▶ Supplied information:
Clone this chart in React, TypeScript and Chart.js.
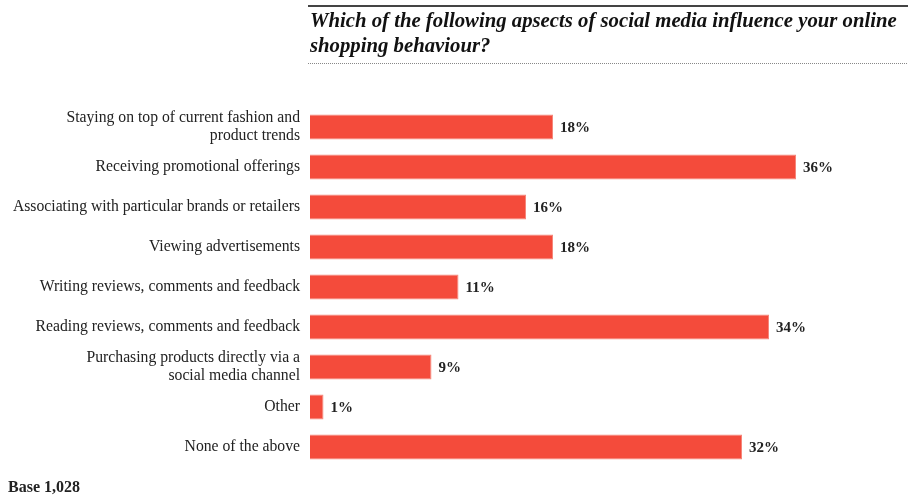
import React, { useEffect, useRef } from "react";
import { Chart, registerables } from "chart.js";

Chart.register(...registerables);

const categories: (string | string[])[] = [
  ["Staying on top of current fashion and", "product trends"],
  "Receiving promotional offerings",
  "Associating with particular brands or retailers",
  "Viewing advertisements",
  "Writing reviews, comments and feedback",
  "Reading reviews, comments and feedback",
  ["Purchasing products directly via a", "social media channel"],
  "Other",
  "None of the above",
];
const values: number[] = [18, 36, 16, 18, 11, 34, 9, 1, 32];
const titleLines: string[] = [
  "Which of the following apsects of social media influence your online",
  "shopping behaviour?",
];
const footnote = "Base 1,028";

const SERIF = "'Liberation Serif', 'DejaVu Serif', serif";

export default function App() {
  const ref = useRef<HTMLCanvasElement | null>(null);
  useEffect(() => {
    document.body.style.margin = "0";
    const canvas = ref.current;
    if (!canvas) return;
    const decor = {
      id: "decor",
      afterDraw(chart: any) {
        const ctx = chart.ctx as CanvasRenderingContext2D;
        ctx.save();
        ctx.strokeStyle = "#444";
        ctx.lineWidth = 2;
        ctx.beginPath();
        ctx.moveTo(308, 6);
        ctx.lineTo(908, 6);
        ctx.stroke();
        ctx.strokeStyle = "#888";
        ctx.lineWidth = 1;
        ctx.setLineDash([1, 1]);
        ctx.beginPath();
        ctx.moveTo(308, 63.5);
        ctx.lineTo(908, 63.5);
        ctx.stroke();
        ctx.setLineDash([]);
        ctx.fillStyle = "#111";
        ctx.font = `italic bold 20.75px ${SERIF}`;
        ctx.textBaseline = "alphabetic";
        ctx.textAlign = "left";
        titleLines.forEach((t, i) => ctx.fillText(t, 310, 27 + i * 25));
        ctx.font = `bold 16px ${SERIF}`;
        ctx.fillStyle = "#222";
        ctx.fillText(footnote, 8, 492);
        const meta = chart.getDatasetMeta(0);
        ctx.font = `bold 15px ${SERIF}`;
        ctx.textBaseline = "middle";
        meta.data.forEach((bar: any, i: number) => {
          ctx.fillText(values[i] + "%", bar.x + 7, bar.y + 1);
        });
        ctx.restore();
      },
    };
    const chart = new Chart(canvas, {
      type: "bar",
      data: {
        labels: categories,
        datasets: [
          {
            data: values,
            backgroundColor: "#F44B3B",
            borderColor: "#F6867A",
            borderWidth: 1,
            barPercentage: 0.63,
            categoryPercentage: 1,
          },
        ],
      },
      options: {
        indexAxis: "y",
        animation: false,
        responsive: false,
        devicePixelRatio: 1,
        layout: { padding: { top: 107, bottom: 29, left: 0, right: 4 } },
        plugins: {
          legend: { display: false },
          title: { display: false },
          tooltip: { enabled: false },
        },
        scales: {
          x: { display: false, min: 0, max: 44 },
          y: {
            grid: { display: false },
            border: { display: false },
            ticks: {
              color: "#222",
              padding: 2,
              font: { family: SERIF, size: 15.7, lineHeight: 1.1 },
            },
            afterFit(scale: any) {
              scale.width = 310;
            },
          },
        },
      },
      plugins: [decor],
    });
    return () => chart.destroy();
  }, []);
  return <canvas ref={ref} width={908} height={496} style={{ display: "block" }} />;
}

▶ Exercise prompt:
Set the listing down in full and exactly. Pictures within it should not appear in the copy.

▶ Solution for this exercise:
Clone this chart in React, TypeScript and Chart.js.
import React, { useEffect, useRef } from "react";
import { Chart, registerables } from "chart.js";

Chart.register(...registerables);

const categories: (string | string[])[] = [
  ["Staying on top of current fashion and", "product trends"],
  "Receiving promotional offerings",
  "Associating with particular brands or retailers",
  "Viewing advertisements",
  "Writing reviews, comments and feedback",
  "Reading reviews, comments and feedback",
  ["Purchasing products directly via a", "social media channel"],
  "Other",
  "None of the above",
];
const values: number[] = [18, 36, 16, 18, 11, 34, 9, 1, 32];
const titleLines: string[] = [
  "Which of the following apsects of social media influence your online",
  "shopping behaviour?",
];
const footnote = "Base 1,028";

const SERIF = "'Liberation Serif', 'DejaVu Serif', serif";

export default function App() {
  const ref = useRef<HTMLCanvasElement | null>(null);
  useEffect(() => {
    document.body.style.margin = "0";
    const canvas = ref.current;
    if (!canvas) return;
    const decor = {
      id: "decor",
      afterDraw(chart: any) {
        const ctx = chart.ctx as CanvasRenderingContext2D;
        ctx.save();
        ctx.strokeStyle = "#444";
        ctx.lineWidth = 2;
        ctx.beginPath();
        ctx.moveTo(308, 6);
        ctx.lineTo(908, 6);
        ctx.stroke();
        ctx.strokeStyle = "#888";
        ctx.lineWidth = 1;
        ctx.setLineDash([1, 1]);
        ctx.beginPath();
        ctx.moveTo(308, 63.5);
        ctx.lineTo(908, 63.5);
        ctx.stroke();
        ctx.setLineDash([]);
        ctx.fillStyle = "#111";
        ctx.font = `italic bold 20.75px ${SERIF}`;
        ctx.textBaseline = "alphabetic";
        ctx.textAlign = "left";
        titleLines.forEach((t, i) => ctx.fillText(t, 310, 27 + i * 25));
        ctx.font = `bold 16px ${SERIF}`;
        ctx.fillStyle = "#222";
        ctx.fillText(footnote, 8, 492);
        const meta = chart.getDatasetMeta(0);
        ctx.font = `bold 15px ${SERIF}`;
        ctx.textBaseline = "middle";
        meta.data.forEach((bar: any, i: number) => {
          ctx.fillText(values[i] + "%", bar.x + 7, bar.y + 1);
        });
        ctx.restore();
      },
    };
    const chart = new Chart(canvas, {
      type: "bar",
      data: {
        labels: categories,
        datasets: [
          {
            data: values,
            backgroundColor: "#F44B3B",
            borderColor: "#F6867A",
            borderWidth: 1,
            barPercentage: 0.63,
            categoryPercentage: 1,
          },
        ],
      },
      options: {
        indexAxis: "y",
        animation: false,
        responsive: false,
        devicePixelRatio: 1,
        layout: { padding: { top: 107, bottom: 29, left: 0, right: 4 } },
        plugins: {
          legend: { display: false },
          title: { display: false },
          tooltip: { enabled: false },
        },
        scales: {
          x: { display: false, min: 0, max: 44 },
          y: {
            grid: { display: false },
            border: { display: false },
            ticks: {
              color: "#222",
              padding: 2,
              font: { family: SERIF, size: 15.7, lineHeight: 1.1 },
            },
            afterFit(scale: any) {
              scale.width = 310;
            },
          },
        },
      },
      plugins: [decor],
    });
    return () => chart.destroy();
  }, []);
  return <canvas ref={ref} width={908} height={496} style={{ display: "block" }} />;
}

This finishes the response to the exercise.